No caso paulista, há uma possibilidade de mexer com a dinâmica da líder, a Vivo, que tem participação de 36% no mercado e seria a “maior prejudicada” com a transação. A Claro tem 25%, enquanto a TIM conta com 24%, e a Nextel, 3,1%. “Mas se for analisar o market share em pós-pago em São Paulo, isso muda: a Vivo tem 41%, a Claro 26%, a TIM 18%, e a Nextel, 5%. Comprando a Nextel, a Claro reforça o posicionamento em São Paulo, e a Vivo passa a ter um competidor mais robusto”, declara Salaru. “Acho que vai ficar mais difícil atrair novo cliente, o custo de aquisição em pós vai ficar mais alto.”

No Rio de Janeiro, a Nextel também tem uma presença ainda mais significativa. Em geral, o mercado de pós-pago fica dividido em 33% para a Vivo, 25% para a Claro, 15% para a TIM,  14% para a Nextel e 10% para a Oi. “Junto com a Nextel, a Claro fará frente à Oi de forma mais robusta e aumentará a concorrência”, declara a analista, ressaltando que a estratégia da Oi ainda é primariamente em pré-pago, apesar de ter procurado fortalecer a base pós.

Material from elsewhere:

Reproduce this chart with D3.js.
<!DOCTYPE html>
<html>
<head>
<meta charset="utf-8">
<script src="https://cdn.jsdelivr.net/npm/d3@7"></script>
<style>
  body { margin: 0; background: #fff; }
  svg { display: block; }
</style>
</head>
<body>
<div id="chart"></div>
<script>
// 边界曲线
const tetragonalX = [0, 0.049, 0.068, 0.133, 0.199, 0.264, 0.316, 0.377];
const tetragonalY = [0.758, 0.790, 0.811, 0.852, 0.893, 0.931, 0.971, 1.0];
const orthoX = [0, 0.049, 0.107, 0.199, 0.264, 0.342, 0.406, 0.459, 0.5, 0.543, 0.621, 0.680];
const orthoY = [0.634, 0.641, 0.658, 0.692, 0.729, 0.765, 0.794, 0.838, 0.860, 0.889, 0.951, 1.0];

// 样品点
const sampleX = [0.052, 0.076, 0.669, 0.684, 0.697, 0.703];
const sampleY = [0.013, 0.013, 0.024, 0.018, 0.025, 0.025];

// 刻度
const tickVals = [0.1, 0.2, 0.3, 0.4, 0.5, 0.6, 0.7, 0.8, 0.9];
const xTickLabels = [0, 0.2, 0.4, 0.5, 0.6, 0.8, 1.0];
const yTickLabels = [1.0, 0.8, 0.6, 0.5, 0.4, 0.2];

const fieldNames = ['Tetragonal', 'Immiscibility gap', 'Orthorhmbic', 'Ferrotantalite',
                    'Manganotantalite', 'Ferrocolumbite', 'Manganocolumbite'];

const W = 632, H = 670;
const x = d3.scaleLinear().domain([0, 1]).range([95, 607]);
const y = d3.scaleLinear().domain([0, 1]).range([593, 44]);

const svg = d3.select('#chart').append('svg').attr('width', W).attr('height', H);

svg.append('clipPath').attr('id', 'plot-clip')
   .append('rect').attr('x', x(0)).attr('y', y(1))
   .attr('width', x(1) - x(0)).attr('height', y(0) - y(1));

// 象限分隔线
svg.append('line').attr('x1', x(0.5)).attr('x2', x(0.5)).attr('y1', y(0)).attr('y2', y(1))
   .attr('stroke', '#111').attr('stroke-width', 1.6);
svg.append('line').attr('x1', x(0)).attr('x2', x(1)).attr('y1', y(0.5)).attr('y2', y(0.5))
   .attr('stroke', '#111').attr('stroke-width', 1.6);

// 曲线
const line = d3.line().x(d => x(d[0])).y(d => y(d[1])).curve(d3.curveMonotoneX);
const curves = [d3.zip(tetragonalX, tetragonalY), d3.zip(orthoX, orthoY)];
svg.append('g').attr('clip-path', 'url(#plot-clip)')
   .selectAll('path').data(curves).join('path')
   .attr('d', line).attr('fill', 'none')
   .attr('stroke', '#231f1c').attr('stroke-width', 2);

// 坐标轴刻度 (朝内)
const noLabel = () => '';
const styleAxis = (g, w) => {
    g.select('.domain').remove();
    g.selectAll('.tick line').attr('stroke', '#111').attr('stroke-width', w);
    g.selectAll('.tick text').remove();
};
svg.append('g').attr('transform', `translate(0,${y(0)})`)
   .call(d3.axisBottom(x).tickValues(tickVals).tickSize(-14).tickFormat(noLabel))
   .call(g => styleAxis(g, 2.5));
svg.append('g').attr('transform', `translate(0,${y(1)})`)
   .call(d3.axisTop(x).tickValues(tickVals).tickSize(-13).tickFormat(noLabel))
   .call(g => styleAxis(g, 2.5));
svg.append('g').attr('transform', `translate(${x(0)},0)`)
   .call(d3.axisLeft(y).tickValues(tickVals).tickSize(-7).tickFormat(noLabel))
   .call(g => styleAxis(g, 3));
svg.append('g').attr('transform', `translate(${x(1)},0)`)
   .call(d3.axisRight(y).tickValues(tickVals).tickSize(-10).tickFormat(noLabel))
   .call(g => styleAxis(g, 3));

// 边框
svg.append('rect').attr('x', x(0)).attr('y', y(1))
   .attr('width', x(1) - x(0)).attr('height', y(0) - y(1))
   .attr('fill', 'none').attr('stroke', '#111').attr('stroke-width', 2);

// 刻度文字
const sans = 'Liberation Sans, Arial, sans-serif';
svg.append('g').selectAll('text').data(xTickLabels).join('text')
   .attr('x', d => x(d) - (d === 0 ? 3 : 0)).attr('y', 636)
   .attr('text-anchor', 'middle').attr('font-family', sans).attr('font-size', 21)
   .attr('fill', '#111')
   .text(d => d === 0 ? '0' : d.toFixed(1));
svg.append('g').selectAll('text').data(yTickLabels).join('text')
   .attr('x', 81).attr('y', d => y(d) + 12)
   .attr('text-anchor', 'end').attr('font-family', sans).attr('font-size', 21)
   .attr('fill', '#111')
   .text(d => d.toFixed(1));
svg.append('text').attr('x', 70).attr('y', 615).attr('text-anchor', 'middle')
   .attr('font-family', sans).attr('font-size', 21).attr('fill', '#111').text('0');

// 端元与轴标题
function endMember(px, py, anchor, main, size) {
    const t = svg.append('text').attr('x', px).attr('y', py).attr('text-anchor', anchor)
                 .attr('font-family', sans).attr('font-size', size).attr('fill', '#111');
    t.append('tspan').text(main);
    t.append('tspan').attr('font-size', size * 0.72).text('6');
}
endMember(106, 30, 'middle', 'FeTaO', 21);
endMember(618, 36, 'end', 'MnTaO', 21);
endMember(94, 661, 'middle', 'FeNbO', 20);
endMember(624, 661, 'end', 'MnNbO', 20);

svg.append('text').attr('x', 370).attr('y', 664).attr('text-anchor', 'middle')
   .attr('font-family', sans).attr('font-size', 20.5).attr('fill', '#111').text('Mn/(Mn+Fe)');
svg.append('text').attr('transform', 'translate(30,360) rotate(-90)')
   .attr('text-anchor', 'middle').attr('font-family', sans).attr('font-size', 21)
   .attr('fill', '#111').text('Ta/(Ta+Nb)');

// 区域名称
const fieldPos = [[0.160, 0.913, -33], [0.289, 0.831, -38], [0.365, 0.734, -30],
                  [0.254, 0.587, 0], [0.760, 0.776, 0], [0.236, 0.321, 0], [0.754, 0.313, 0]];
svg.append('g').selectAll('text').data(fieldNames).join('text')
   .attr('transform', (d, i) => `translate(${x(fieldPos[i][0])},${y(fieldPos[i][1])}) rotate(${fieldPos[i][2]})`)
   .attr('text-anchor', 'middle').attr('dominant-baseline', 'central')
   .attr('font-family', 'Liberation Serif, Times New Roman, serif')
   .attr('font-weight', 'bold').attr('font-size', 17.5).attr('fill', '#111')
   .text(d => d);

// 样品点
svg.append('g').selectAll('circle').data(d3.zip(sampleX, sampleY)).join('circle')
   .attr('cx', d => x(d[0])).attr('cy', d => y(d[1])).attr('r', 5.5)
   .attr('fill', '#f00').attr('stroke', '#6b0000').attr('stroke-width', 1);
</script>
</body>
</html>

Para a analista, a TIM perdeu oportunidade de aumentar a participação em São Paulo ao não comprar a Nextel, mas não teria sido “diretamente impactada”. Por outro lado, entende que a Telecom Italia teria problemas para executar um investimento deste porte, uma vez que a TIM Brasil não poderia abrir mão de caixa a ser consolidado pela controladora.

Acordos Vivo/Nextel

A impressão do mercado, segundo as pessoas consultadas por este noticiário, é que os acordos de roaming e compartilhamento de espectro entre a Vivo e a Nextel deverão ser mantidos após a aquisição da América Móvil. Ao final desses contratos, o tráfego seria migrado para a rede da Claro normalmente. Uma judicialização poderia ser prejudicial para a prestação do serviço e acabar sendo onerosa para o grupo mexicano. “Não tem razão para não continuar. Talvez tenha alguma repactuação do valor, mas acho que RAN Sharing é bom para todas as operadoras, elas não querem ter de construir rede sobreposta. Do ponto de vista operacional, faz sentido em continuarem a dividir a rede”, analisa Susana Salaru.